The Global Times had also reported that this was one of many rising claims that involved accidental acceleration in Tesla cars. Earlier in April this year, the media tweeted a video of a woman protesting on top of a Tesla car on display at the Shanghai auto show. 

The woman wore a white T-shirt with “Brake Lost Control,” in Chinese. She claimed that her family members were almost killed in an accident where her Model 3 Tesla brakes had failed. Shine News reported that Tesla responded by saying that vehicle data revealed the car was traversing at 75 miles per hour. The car’s braking and emergency-warning systems had, in fact, functioned appropriately.

Tesla is currently manufacturing Model 3 sedans and Model Y sport-utility cars in Shanghai. CNN reported that the global EV automobile leader sold less than 26,000 cars in April, a 27 percent reduction from March sales, as per data released by the China Passenger Car Association.

Tesla hitting brakes in China

Tesla recently paid off its $614 million loan taken from Chinese banks that was used to build the Gigafactory 3 in Shanghai.
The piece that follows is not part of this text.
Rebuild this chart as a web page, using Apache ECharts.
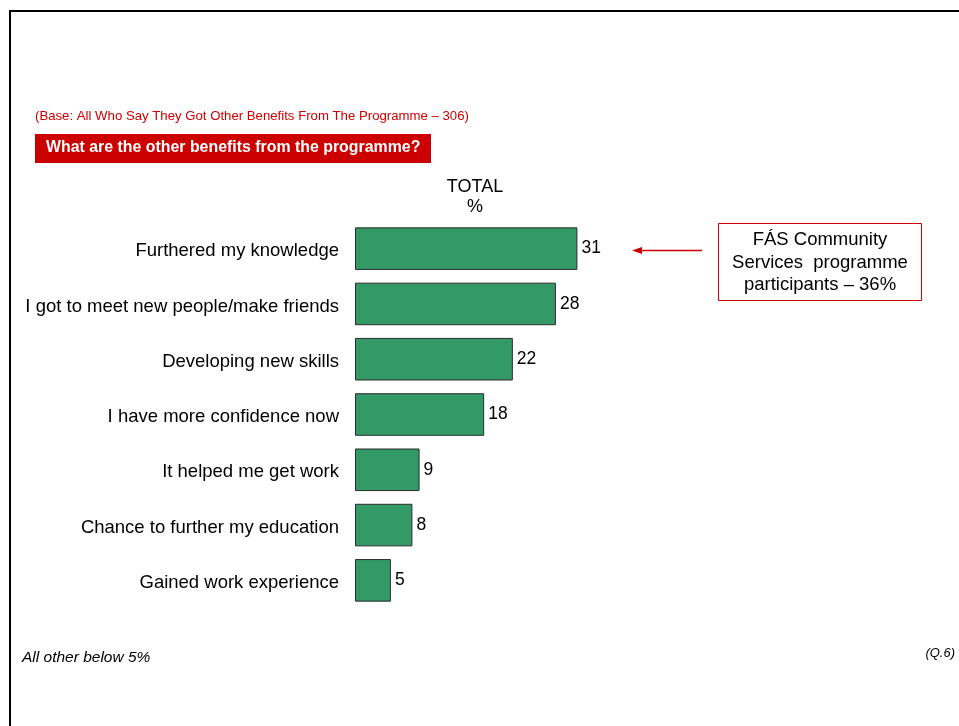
<!DOCTYPE html>
<html>
<head>
<meta charset="utf-8">
<script src="https://cdn.jsdelivr.net/npm/echarts@6/dist/echarts.min.js"></script>
<style>
  html, body { margin: 0; padding: 0; background: #fff; }
  #chart { width: 959px; height: 726px; }
</style>
</head>
<body>
<div id="chart"></div>
<script>
const categories = [
  'Furthered my knowledge',
  'I got to meet new people/make friends',
  'Developing new skills',
  'I have more confidence now',
  'It helped me get work',
  'Chance to further my education',
  'Gained work experience'
]
const totals = [31, 28, 22, 18, 9, 8, 5]

const baseText = '(Base: All Who Say They Got Other Benefits From The Programme \u2013 306)'
const questionText = 'What are the other benefits from the programme?'
const calloutLines = ['FÁS Community', 'Services  programme', 'participants \u2013 36%']
const footNote = 'All other below 5%'
const questionRef = '(Q.6)'

const font = '"Liberation Sans", Arial, sans-serif'
const colors = {
  bar: '#339966',
  barBorder: '#2b2b2b',
  red: '#cc0000',
  text: '#000000'
}

const chart = echarts.init(document.getElementById('chart'))

const option = {
  backgroundColor: '#fff',
  animation: false,
  textStyle: { fontFamily: font },
  grid: { left: 355, top: 221, width: 287, height: 387, containLabel: false },
  xAxis: {
    type: 'value',
    min: 0,
    max: 40,
    show: false
  },
  yAxis: {
    type: 'category',
    data: categories,
    inverse: true,
    axisLine: { show: false },
    axisTick: { show: false },
    splitLine: { show: false },
    axisLabel: {
      color: colors.text,
      fontSize: 18.5,
      fontFamily: font,
      margin: 16,
      verticalAlign: 'top',
      lineHeight: 5
    }
  },
  series: [
    {
      type: 'bar',
      data: totals,
      barCategoryGap: '23%',
      itemStyle: {
        color: colors.bar,
        borderColor: colors.barBorder,
        borderWidth: 1
      },
      label: {
        show: true,
        position: 'right',
        distance: 4,
        color: colors.text,
        fontSize: 17.5,
        fontFamily: font
      }
    }
  ],
  graphic: [
    // frame
    {
      type: 'polyline',
      shape: { points: [[10, 726], [10, 11], [959, 11]] },
      style: { stroke: '#000', lineWidth: 2, fill: null }
    },
    {
      type: 'text',
      left: 35, top: 110,
      style: { text: baseText, fill: colors.red, font: '13.2px ' + font }
    },
    {
      type: 'rect',
      shape: { x: 35, y: 134, width: 396, height: 29 },
      style: { fill: colors.red }
    },
    {
      type: 'text',
      left: 46, top: 140,
      style: { text: questionText, fill: '#fff', font: 'bold 15.9px ' + font }
    },
    {
      type: 'text',
      x: 475, y: 177,
      style: { text: 'TOTAL\n%', fill: colors.text, font: '18px ' + font, align: 'center', lineHeight: 20 }
    },
    // callout
    {
      type: 'rect',
      shape: { x: 718.5, y: 223.5, width: 203, height: 77 },
      style: { fill: '#fff', stroke: colors.red, lineWidth: 1 }
    },
    {
      type: 'text',
      x: 820, y: 229,
      style: { text: calloutLines.join('\n'), fill: colors.text, font: '18.5px ' + font, align: 'center', lineHeight: 22.5 }
    },
    {
      type: 'line',
      shape: { x1: 640, y1: 250.5, x2: 702, y2: 250.5 },
      style: { stroke: colors.red, lineWidth: 1.5 }
    },
    {
      type: 'polygon',
      shape: { points: [[632, 250.5], [642, 247], [642, 254]] },
      style: { fill: colors.red }
    },
    {
      type: 'text',
      left: 22, top: 650,
      style: { text: footNote, fill: colors.text, font: 'italic 15.5px ' + font }
    },
    {
      type: 'text',
      x: 955, y: 647,
      style: { text: questionRef, fill: colors.text, font: 'italic 13px ' + font, align: 'right' }
    }
  ]
}

chart.setOption(option)
</script>
</body>
</html>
Netizens speculated that CEO Elon Musk paid off the loan as a prelude to Tesla’s exit from China. The complex business uncertainties are making foreign businesses anxious.

The CCP has been attempting to suppress the company in the country. In April, state-backed media outlets published a series of articles denouncing Tesla following the parking incident. They demanded that Tesla issue an apology. State-backed Economic Daily wrote an article asking for the immediate shutdown of Tesla’s manufacturing. CCTV said Tesla is “out of control.”

In an interview with The Epoch Times, Hong Bo-xue, a scholar from Taiwan said that Beijing was simply using Tesla for its own benefit.

“The CCP has been absorbing international funds and using various deceptions. When it grows stronger, it starts to get rid of the one that helped it. Taiwanese and Japanese businessmen have known this for a long time. Now the CCP has thrust the knife into Tesla, because it has learned to make electric cars and does not need Tesla anymore.”